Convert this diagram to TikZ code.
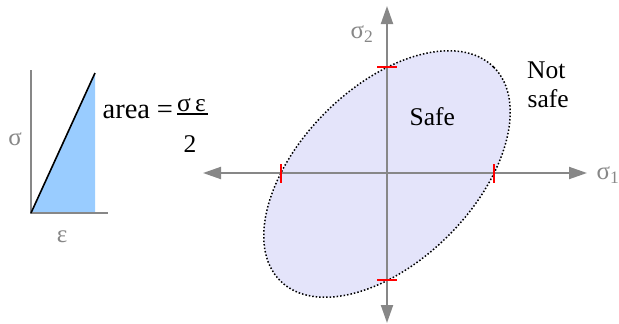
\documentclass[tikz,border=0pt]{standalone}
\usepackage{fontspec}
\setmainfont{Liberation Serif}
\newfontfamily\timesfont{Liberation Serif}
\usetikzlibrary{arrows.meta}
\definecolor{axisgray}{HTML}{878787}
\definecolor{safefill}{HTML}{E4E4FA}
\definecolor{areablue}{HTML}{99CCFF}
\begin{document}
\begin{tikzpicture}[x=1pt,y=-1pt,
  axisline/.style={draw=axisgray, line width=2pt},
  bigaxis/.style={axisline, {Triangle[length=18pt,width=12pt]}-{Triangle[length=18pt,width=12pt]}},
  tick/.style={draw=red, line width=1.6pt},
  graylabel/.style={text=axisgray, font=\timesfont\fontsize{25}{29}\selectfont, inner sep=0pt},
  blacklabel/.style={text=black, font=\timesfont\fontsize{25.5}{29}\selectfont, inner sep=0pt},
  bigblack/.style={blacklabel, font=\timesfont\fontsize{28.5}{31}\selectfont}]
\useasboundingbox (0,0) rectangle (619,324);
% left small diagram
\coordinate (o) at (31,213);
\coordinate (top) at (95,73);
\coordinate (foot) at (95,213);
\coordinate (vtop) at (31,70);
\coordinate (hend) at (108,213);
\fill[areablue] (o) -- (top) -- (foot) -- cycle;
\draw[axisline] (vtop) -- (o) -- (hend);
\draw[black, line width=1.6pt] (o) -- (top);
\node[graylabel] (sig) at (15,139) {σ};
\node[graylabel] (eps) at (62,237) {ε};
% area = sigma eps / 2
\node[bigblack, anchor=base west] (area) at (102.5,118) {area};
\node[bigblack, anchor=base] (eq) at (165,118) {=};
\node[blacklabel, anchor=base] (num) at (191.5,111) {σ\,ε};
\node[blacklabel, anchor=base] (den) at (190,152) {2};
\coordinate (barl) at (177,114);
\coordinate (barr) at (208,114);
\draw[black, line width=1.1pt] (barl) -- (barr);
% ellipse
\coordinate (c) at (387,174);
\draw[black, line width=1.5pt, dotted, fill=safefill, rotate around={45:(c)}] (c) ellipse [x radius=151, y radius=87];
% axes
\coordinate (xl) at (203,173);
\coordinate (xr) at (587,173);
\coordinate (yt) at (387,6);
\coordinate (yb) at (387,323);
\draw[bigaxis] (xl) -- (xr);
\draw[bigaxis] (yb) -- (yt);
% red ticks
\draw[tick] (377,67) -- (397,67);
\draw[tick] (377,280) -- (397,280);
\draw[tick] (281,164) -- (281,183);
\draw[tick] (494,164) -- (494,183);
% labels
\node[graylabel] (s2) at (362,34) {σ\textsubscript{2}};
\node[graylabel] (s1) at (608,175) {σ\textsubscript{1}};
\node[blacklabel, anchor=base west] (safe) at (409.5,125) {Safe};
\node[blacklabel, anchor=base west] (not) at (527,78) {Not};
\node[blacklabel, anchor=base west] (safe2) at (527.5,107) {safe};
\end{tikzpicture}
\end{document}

**Your task**
Write out the material above again, word for word, minus its pictures.

**Correct result**
Convert this diagram to TikZ code.
\documentclass[tikz,border=0pt]{standalone}
\usepackage{fontspec}
\setmainfont{Liberation Serif}
\newfontfamily\timesfont{Liberation Serif}
\usetikzlibrary{arrows.meta}
\definecolor{axisgray}{HTML}{878787}
\definecolor{safefill}{HTML}{E4E4FA}
\definecolor{areablue}{HTML}{99CCFF}
\begin{document}
\begin{tikzpicture}[x=1pt,y=-1pt,
  axisline/.style={draw=axisgray, line width=2pt},
  bigaxis/.style={axisline, {Triangle[length=18pt,width=12pt]}-{Triangle[length=18pt,width=12pt]}},
  tick/.style={draw=red, line width=1.6pt},
  graylabel/.style={text=axisgray, font=\timesfont\fontsize{25}{29}\selectfont, inner sep=0pt},
  blacklabel/.style={text=black, font=\timesfont\fontsize{25.5}{29}\selectfont, inner sep=0pt},
  bigblack/.style={blacklabel, font=\timesfont\fontsize{28.5}{31}\selectfont}]
\useasboundingbox (0,0) rectangle (619,324);
% left small diagram
\coordinate (o) at (31,213);
\coordinate (top) at (95,73);
\coordinate (foot) at (95,213);
\coordinate (vtop) at (31,70);
\coordinate (hend) at (108,213);
\fill[areablue] (o) -- (top) -- (foot) -- cycle;
\draw[axisline] (vtop) -- (o) -- (hend);
\draw[black, line width=1.6pt] (o) -- (top);
\node[graylabel] (sig) at (15,139) {σ};
\node[graylabel] (eps) at (62,237) {ε};
% area = sigma eps / 2
\node[bigblack, anchor=base west] (area) at (102.5,118) {area};
\node[bigblack, anchor=base] (eq) at (165,118) {=};
\node[blacklabel, anchor=base] (num) at (191.5,111) {σ\,ε};
\node[blacklabel, anchor=base] (den) at (190,152) {2};
\coordinate (barl) at (177,114);
\coordinate (barr) at (208,114);
\draw[black, line width=1.1pt] (barl) -- (barr);
% ellipse
\coordinate (c) at (387,174);
\draw[black, line width=1.5pt, dotted, fill=safefill, rotate around={45:(c)}] (c) ellipse [x radius=151, y radius=87];
% axes
\coordinate (xl) at (203,173);
\coordinate (xr) at (587,173);
\coordinate (yt) at (387,6);
\coordinate (yb) at (387,323);
\draw[bigaxis] (xl) -- (xr);
\draw[bigaxis] (yb) -- (yt);
% red ticks
\draw[tick] (377,67) -- (397,67);
\draw[tick] (377,280) -- (397,280);
\draw[tick] (281,164) -- (281,183);
\draw[tick] (494,164) -- (494,183);
% labels
\node[graylabel] (s2) at (362,34) {σ\textsubscript{2}};
\node[graylabel] (s1) at (608,175) {σ\textsubscript{1}};
\node[blacklabel, anchor=base west] (safe) at (409.5,125) {Safe};
\node[blacklabel, anchor=base west] (not) at (527,78) {Not};
\node[blacklabel, anchor=base west] (safe2) at (527.5,107) {safe};
\end{tikzpicture}
\end{document}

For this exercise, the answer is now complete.